So angry but i can't tell the full story to anybody. wtf
She makes it sound as though it was wrong for me to not have a clear idea of what I wanted to do or become in the future. It's as though it was wrong for me to fear taking the wrong path and wanting to be doubly sure that I had the passion and was definite about the decision of studying medicine. At the age of 16, perhaps many unknown to me were sure of what they wanted, but that was not my case. I was scared. HOW then am I supposed to apply for scholarships for something I don't even know I want?
Yes, maybe it's true. Whether I want it or not I should apply first and reject it later if I don't want it.
So now it's my fault. Why didn't I apply when I had gotten O level results? Why didn't I make up my mind earlier in the year before the deadline? Why this why that. We are fretting over all this because of one effing reason. We have no money to afford me a high education. Absolutely none.

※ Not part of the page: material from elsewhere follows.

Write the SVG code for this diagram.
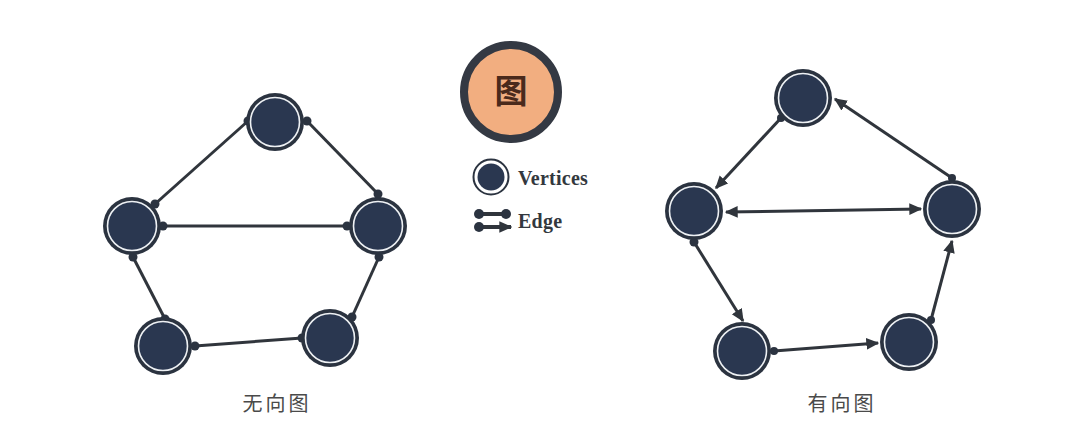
<svg xmlns="http://www.w3.org/2000/svg" width="1080" height="440" viewBox="0 0 1080 440">
<style>
.ring{fill:#2b3340}
.halo{fill:none;stroke:#eef1f4;stroke-width:1.6}
.core{fill:#2a3750}
.e{stroke:#30353c;stroke-width:3;fill:none}
.le{stroke:#30353c;stroke-width:4;fill:none}
.dot{fill:#2b3340}
.en{font-family:"Liberation Serif",serif;font-weight:700;font-size:20px;letter-spacing:.25px;fill:#33383e}
.cap{font-family:"Noto Sans CJK SC",sans-serif;font-size:20px;letter-spacing:3px;fill:#4a4a4a;text-anchor:middle}
</style>
<defs>
<marker id="ah" viewBox="0 0 10 10" refX="9" refY="5" markerWidth="13" markerHeight="13" markerUnits="userSpaceOnUse" orient="auto-start-reverse"><path d="M0 0.5L10 5L0 9.5z" fill="#30353c"/></marker>
<g id="v"><circle class="ring" r="29"/><circle class="core" r="24.500"/><circle class="halo" r="24.500"/></g>
</defs>
<rect width="1080" height="440" fill="#fff"/>
<g id="connectors">
<path class="e" d="M155 204L248 121"/><path class="e" d="M307 121L378 194"/><path class="e" d="M163 226L347 226"/><path class="e" d="M133 257L165 319"/><path class="e" d="M195 346L302 338"/><path class="e" d="M352 317L379 257"/>
<circle class="dot" cx="155" cy="204" r="4.500"/><circle class="dot" cx="248" cy="121" r="4.500"/><circle class="dot" cx="307" cy="121" r="4.500"/><circle class="dot" cx="378" cy="194" r="4.500"/><circle class="dot" cx="163" cy="226" r="4.500"/><circle class="dot" cx="347" cy="226" r="4.500"/><circle class="dot" cx="133" cy="257" r="4.500"/><circle class="dot" cx="165" cy="319" r="4.500"/><circle class="dot" cx="195" cy="346" r="4.500"/><circle class="dot" cx="302" cy="338" r="4.500"/><circle class="dot" cx="352" cy="317" r="4.500"/><circle class="dot" cx="379" cy="257" r="4.500"/>
<path class="e" d="M781 118L716 188" marker-end="url(#ah)"/>
<path class="e" d="M952 178L835 99" marker-end="url(#ah)"/>
<path class="e" d="M726 212L921 209" marker-start="url(#ah)" marker-end="url(#ah)"/>
<path class="e" d="M694 242L743 321" marker-end="url(#ah)"/>
<path class="e" d="M774 351L878 343" marker-end="url(#ah)"/>
<path class="e" d="M931 320L952 241" marker-end="url(#ah)"/>
<circle class="dot" cx="781" cy="118" r="4"/><circle class="dot" cx="952" cy="178" r="4"/><circle class="dot" cx="694" cy="242" r="4.500"/><circle class="dot" cx="774" cy="351" r="4"/><circle class="dot" cx="931" cy="320" r="4"/>
</g>
<g id="u-top"><use href="#v" x="275" y="122"/></g>
<g id="u-left"><use href="#v" x="132" y="226"/></g>
<g id="u-right"><use href="#v" x="378" y="226"/></g>
<g id="u-bl"><use href="#v" x="163" y="346"/></g>
<g id="u-br"><use href="#v" x="330" y="338"/></g>
<g id="d-top"><use href="#v" x="803" y="98"/></g>
<g id="d-left"><use href="#v" x="694" y="211"/></g>
<g id="d-right"><use href="#v" x="952" y="209"/></g>
<g id="d-bl"><use href="#v" x="742" y="351"/></g>
<g id="d-br"><use href="#v" x="909" y="342"/></g>
<g id="title"><circle cx="511" cy="92" r="47" fill="#f2ae80" stroke="#343943" stroke-width="8"/><text x="511" y="103" text-anchor="middle" font-family="'Noto Sans CJK SC',sans-serif" font-weight="700" font-size="33" fill="#4a2a1c">图</text></g>
<g id="legend-vertex"><circle cx="491" cy="177" r="17.500" fill="#fff" stroke="#2b3340" stroke-width="2"/><circle cx="491" cy="177" r="13.500" class="core"/><text class="en" x="518" y="185">Vertices</text></g>
<g id="legend-edge"><path class="le" d="M479 214L506 214"/><circle class="dot" cx="479" cy="214" r="5"/><circle class="dot" cx="506" cy="214" r="5"/><path class="le" d="M479 227L511 227" marker-end="url(#ah)"/><circle class="dot" cx="479" cy="227" r="5"/><text class="en" x="518" y="228">Edge</text></g>
<text class="cap" x="277" y="411">无向图</text>
<text class="cap" x="842" y="411">有向图</text>
</svg>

I know this sounds like I am not taking responsibility FOR my education but it's not like she'll let me work to earn and save some would she? It's not like I, the teenager, has a responsibility for the money needed to achieve an education. THEY, are responsible TO it. I have done everything I am possibly responsible FOR my education. I've studied hard, I've achieved results, I've participated in activities. The ONLY thing I didn't do was apparently making up my mind earlier. Wow, great job tiff what a bigass mistake you did there. totally unforgivable for your age. totally.